なので、△6四歩と受けて、▲7三桂成△同銀で辛抱しました。
▲2六桂で飛車交換を強要できますが、▲1六歩を間に合わせにいきましたね。
飛車捕獲へ
▲3五桂で銀を狙って、△2四飛と仕方なくぶつけます。
▲2三桂成△同歩▲2五歩で飛車が詰みました。
歩と交換するわけにはいきませんので、△4四飛で飛車角交換になりました。
▲7一飛から香を取って攻めていきます。
桂を捨てて一気に攻める
木村九段は△4五歩と桂馬を取りにいきましたが、▲2四歩△同歩▲5四桂と桂馬を捨てていきました。

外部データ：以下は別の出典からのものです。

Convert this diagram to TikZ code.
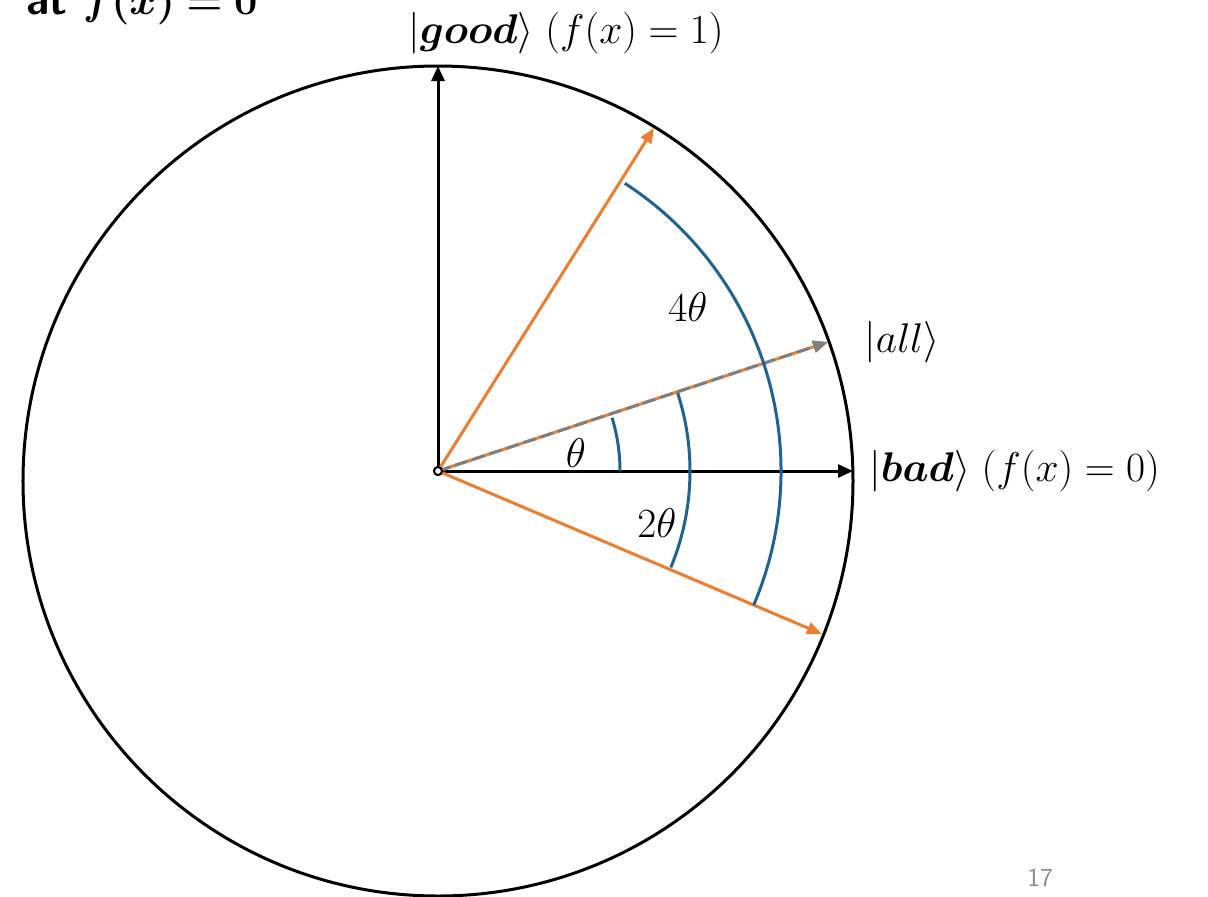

△同歩▲2四飛が2一飛成と5四飛の両方を見ていて、厳しいですね。
△2三歩と打つと歩切れになってしまいますので、▲5四飛が受けにくくなります。
△4六歩▲同歩と突き捨てて、△4二桂と5四飛のほうを受けましたね。
▲2一飛成が入って、かなり苦しくなりました。
先手玉も安全で、龍も切れますので、いくら木村九段と言えども、受けきれないですね。
投了図以下
▲2四歩で木村九段の投了となりました。
以下は△2二玉▲3四桂△2一玉▲4一龍△3二桂▲2三歩成で受けなしとなります。
豊島王位の攻めが厳しくて、木村九段でも受けられなかったですね。
ただ、あそこから100手以上まで持っていくのはさすが木村九段ですね。